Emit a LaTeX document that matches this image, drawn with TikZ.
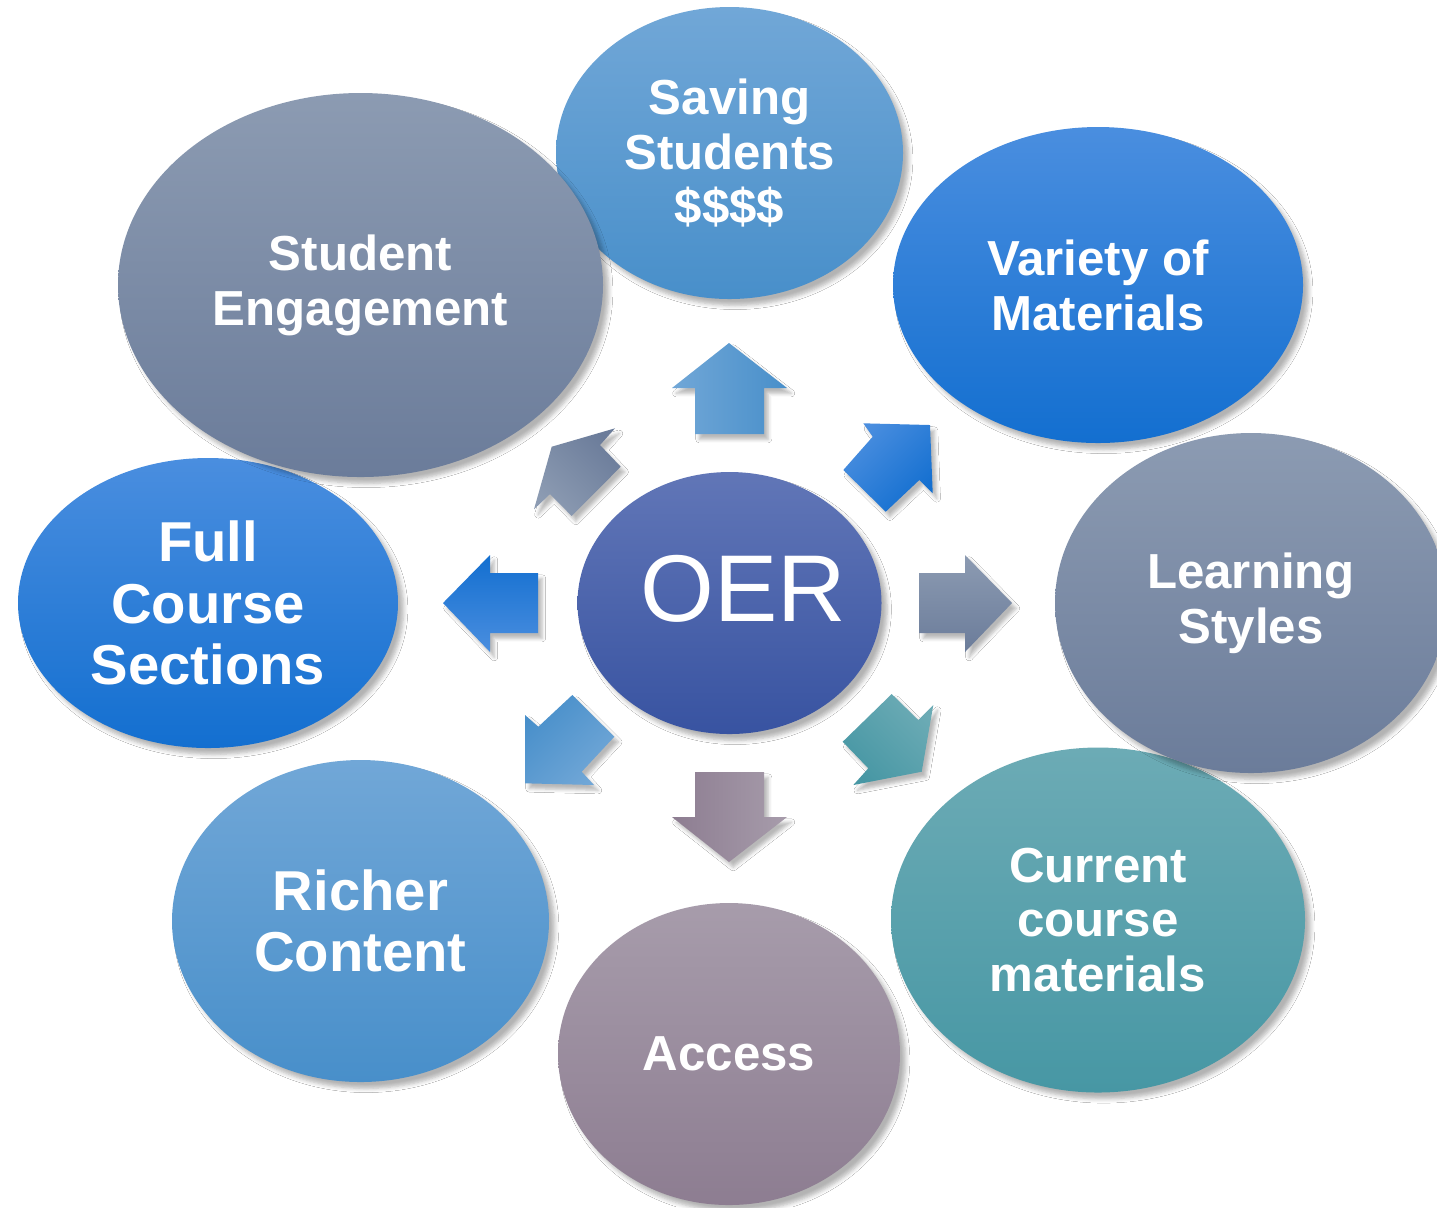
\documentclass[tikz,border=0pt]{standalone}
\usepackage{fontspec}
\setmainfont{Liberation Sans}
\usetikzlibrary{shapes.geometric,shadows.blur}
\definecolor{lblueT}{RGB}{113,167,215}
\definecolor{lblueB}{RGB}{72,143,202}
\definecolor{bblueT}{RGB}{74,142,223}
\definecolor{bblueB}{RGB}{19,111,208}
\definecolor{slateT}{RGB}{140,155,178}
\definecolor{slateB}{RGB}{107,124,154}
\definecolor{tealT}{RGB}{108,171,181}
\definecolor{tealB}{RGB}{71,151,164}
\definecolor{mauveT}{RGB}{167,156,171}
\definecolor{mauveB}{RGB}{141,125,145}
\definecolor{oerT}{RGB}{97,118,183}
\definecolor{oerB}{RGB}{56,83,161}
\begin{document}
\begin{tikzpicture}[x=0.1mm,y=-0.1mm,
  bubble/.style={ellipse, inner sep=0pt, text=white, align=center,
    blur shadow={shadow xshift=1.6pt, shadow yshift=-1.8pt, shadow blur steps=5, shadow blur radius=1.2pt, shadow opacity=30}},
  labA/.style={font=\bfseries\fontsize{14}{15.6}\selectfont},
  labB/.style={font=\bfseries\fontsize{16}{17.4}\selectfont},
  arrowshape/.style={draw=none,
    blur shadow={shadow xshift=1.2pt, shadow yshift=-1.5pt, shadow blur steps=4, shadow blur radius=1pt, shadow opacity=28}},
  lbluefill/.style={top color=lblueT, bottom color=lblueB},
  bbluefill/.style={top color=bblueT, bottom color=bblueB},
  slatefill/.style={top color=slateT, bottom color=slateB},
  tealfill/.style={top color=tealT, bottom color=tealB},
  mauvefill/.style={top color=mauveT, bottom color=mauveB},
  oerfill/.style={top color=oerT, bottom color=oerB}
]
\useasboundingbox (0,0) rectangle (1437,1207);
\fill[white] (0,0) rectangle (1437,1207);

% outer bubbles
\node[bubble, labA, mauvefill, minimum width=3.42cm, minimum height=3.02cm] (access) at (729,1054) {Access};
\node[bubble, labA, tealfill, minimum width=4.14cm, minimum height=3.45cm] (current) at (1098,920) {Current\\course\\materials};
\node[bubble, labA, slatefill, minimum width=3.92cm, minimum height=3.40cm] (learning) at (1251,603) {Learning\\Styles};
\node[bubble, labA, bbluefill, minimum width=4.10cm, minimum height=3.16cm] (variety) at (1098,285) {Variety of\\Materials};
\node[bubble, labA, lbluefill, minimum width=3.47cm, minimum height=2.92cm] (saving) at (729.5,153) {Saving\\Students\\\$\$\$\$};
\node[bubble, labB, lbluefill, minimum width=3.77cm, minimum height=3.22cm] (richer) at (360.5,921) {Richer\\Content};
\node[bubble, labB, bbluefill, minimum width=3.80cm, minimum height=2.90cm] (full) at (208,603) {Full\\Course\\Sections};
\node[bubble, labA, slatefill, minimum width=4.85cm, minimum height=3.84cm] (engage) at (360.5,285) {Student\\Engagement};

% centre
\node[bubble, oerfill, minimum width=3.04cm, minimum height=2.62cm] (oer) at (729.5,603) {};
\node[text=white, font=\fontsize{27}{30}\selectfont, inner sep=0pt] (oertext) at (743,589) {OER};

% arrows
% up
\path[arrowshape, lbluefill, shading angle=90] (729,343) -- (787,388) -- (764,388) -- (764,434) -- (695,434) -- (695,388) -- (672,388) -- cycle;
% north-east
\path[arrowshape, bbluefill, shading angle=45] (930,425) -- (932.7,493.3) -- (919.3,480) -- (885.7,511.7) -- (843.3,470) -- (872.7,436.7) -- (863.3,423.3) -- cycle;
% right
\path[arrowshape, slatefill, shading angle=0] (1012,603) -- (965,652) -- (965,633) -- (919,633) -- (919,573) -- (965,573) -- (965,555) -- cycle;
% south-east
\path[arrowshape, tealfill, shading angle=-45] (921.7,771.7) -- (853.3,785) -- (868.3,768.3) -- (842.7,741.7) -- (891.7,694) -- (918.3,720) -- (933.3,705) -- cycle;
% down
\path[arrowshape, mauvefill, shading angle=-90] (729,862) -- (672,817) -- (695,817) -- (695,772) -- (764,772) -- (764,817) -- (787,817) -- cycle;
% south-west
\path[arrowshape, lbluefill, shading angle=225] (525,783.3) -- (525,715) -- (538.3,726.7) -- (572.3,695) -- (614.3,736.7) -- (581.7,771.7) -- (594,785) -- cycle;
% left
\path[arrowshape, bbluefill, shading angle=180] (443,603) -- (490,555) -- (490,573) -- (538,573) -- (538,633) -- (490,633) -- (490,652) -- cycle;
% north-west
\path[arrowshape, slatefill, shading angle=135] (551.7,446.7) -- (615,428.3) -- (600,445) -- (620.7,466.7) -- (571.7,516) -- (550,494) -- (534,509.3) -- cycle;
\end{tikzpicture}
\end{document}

**Task directions:** Reproduce each line exactly, please, except for any pictures.

**Final result:**
Emit a LaTeX document that matches this image, drawn with TikZ.
\documentclass[tikz,border=0pt]{standalone}
\usepackage{fontspec}
\setmainfont{Liberation Sans}
\usetikzlibrary{shapes.geometric,shadows.blur}
\definecolor{lblueT}{RGB}{113,167,215}
\definecolor{lblueB}{RGB}{72,143,202}
\definecolor{bblueT}{RGB}{74,142,223}
\definecolor{bblueB}{RGB}{19,111,208}
\definecolor{slateT}{RGB}{140,155,178}
\definecolor{slateB}{RGB}{107,124,154}
\definecolor{tealT}{RGB}{108,171,181}
\definecolor{tealB}{RGB}{71,151,164}
\definecolor{mauveT}{RGB}{167,156,171}
\definecolor{mauveB}{RGB}{141,125,145}
\definecolor{oerT}{RGB}{97,118,183}
\definecolor{oerB}{RGB}{56,83,161}
\begin{document}
\begin{tikzpicture}[x=0.1mm,y=-0.1mm,
  bubble/.style={ellipse, inner sep=0pt, text=white, align=center,
    blur shadow={shadow xshift=1.6pt, shadow yshift=-1.8pt, shadow blur steps=5, shadow blur radius=1.2pt, shadow opacity=30}},
  labA/.style={font=\bfseries\fontsize{14}{15.6}\selectfont},
  labB/.style={font=\bfseries\fontsize{16}{17.4}\selectfont},
  arrowshape/.style={draw=none,
    blur shadow={shadow xshift=1.2pt, shadow yshift=-1.5pt, shadow blur steps=4, shadow blur radius=1pt, shadow opacity=28}},
  lbluefill/.style={top color=lblueT, bottom color=lblueB},
  bbluefill/.style={top color=bblueT, bottom color=bblueB},
  slatefill/.style={top color=slateT, bottom color=slateB},
  tealfill/.style={top color=tealT, bottom color=tealB},
  mauvefill/.style={top color=mauveT, bottom color=mauveB},
  oerfill/.style={top color=oerT, bottom color=oerB}
]
\useasboundingbox (0,0) rectangle (1437,1207);
\fill[white] (0,0) rectangle (1437,1207);

% outer bubbles
\node[bubble, labA, mauvefill, minimum width=3.42cm, minimum height=3.02cm] (access) at (729,1054) {Access};
\node[bubble, labA, tealfill, minimum width=4.14cm, minimum height=3.45cm] (current) at (1098,920) {Current\\course\\materials};
\node[bubble, labA, slatefill, minimum width=3.92cm, minimum height=3.40cm] (learning) at (1251,603) {Learning\\Styles};
\node[bubble, labA, bbluefill, minimum width=4.10cm, minimum height=3.16cm] (variety) at (1098,285) {Variety of\\Materials};
\node[bubble, labA, lbluefill, minimum width=3.47cm, minimum height=2.92cm] (saving) at (729.5,153) {Saving\\Students\\\$\$\$\$};
\node[bubble, labB, lbluefill, minimum width=3.77cm, minimum height=3.22cm] (richer) at (360.5,921) {Richer\\Content};
\node[bubble, labB, bbluefill, minimum width=3.80cm, minimum height=2.90cm] (full) at (208,603) {Full\\Course\\Sections};
\node[bubble, labA, slatefill, minimum width=4.85cm, minimum height=3.84cm] (engage) at (360.5,285) {Student\\Engagement};

% centre
\node[bubble, oerfill, minimum width=3.04cm, minimum height=2.62cm] (oer) at (729.5,603) {};
\node[text=white, font=\fontsize{27}{30}\selectfont, inner sep=0pt] (oertext) at (743,589) {OER};

% arrows
% up
\path[arrowshape, lbluefill, shading angle=90] (729,343) -- (787,388) -- (764,388) -- (764,434) -- (695,434) -- (695,388) -- (672,388) -- cycle;
% north-east
\path[arrowshape, bbluefill, shading angle=45] (930,425) -- (932.7,493.3) -- (919.3,480) -- (885.7,511.7) -- (843.3,470) -- (872.7,436.7) -- (863.3,423.3) -- cycle;
% right
\path[arrowshape, slatefill, shading angle=0] (1012,603) -- (965,652) -- (965,633) -- (919,633) -- (919,573) -- (965,573) -- (965,555) -- cycle;
% south-east
\path[arrowshape, tealfill, shading angle=-45] (921.7,771.7) -- (853.3,785) -- (868.3,768.3) -- (842.7,741.7) -- (891.7,694) -- (918.3,720) -- (933.3,705) -- cycle;
% down
\path[arrowshape, mauvefill, shading angle=-90] (729,862) -- (672,817) -- (695,817) -- (695,772) -- (764,772) -- (764,817) -- (787,817) -- cycle;
% south-west
\path[arrowshape, lbluefill, shading angle=225] (525,783.3) -- (525,715) -- (538.3,726.7) -- (572.3,695) -- (614.3,736.7) -- (581.7,771.7) -- (594,785) -- cycle;
% left
\path[arrowshape, bbluefill, shading angle=180] (443,603) -- (490,555) -- (490,573) -- (538,573) -- (538,633) -- (490,633) -- (490,652) -- cycle;
% north-west
\path[arrowshape, slatefill, shading angle=135] (551.7,446.7) -- (615,428.3) -- (600,445) -- (620.7,466.7) -- (571.7,516) -- (550,494) -- (534,509.3) -- cycle;
\end{tikzpicture}
\end{document}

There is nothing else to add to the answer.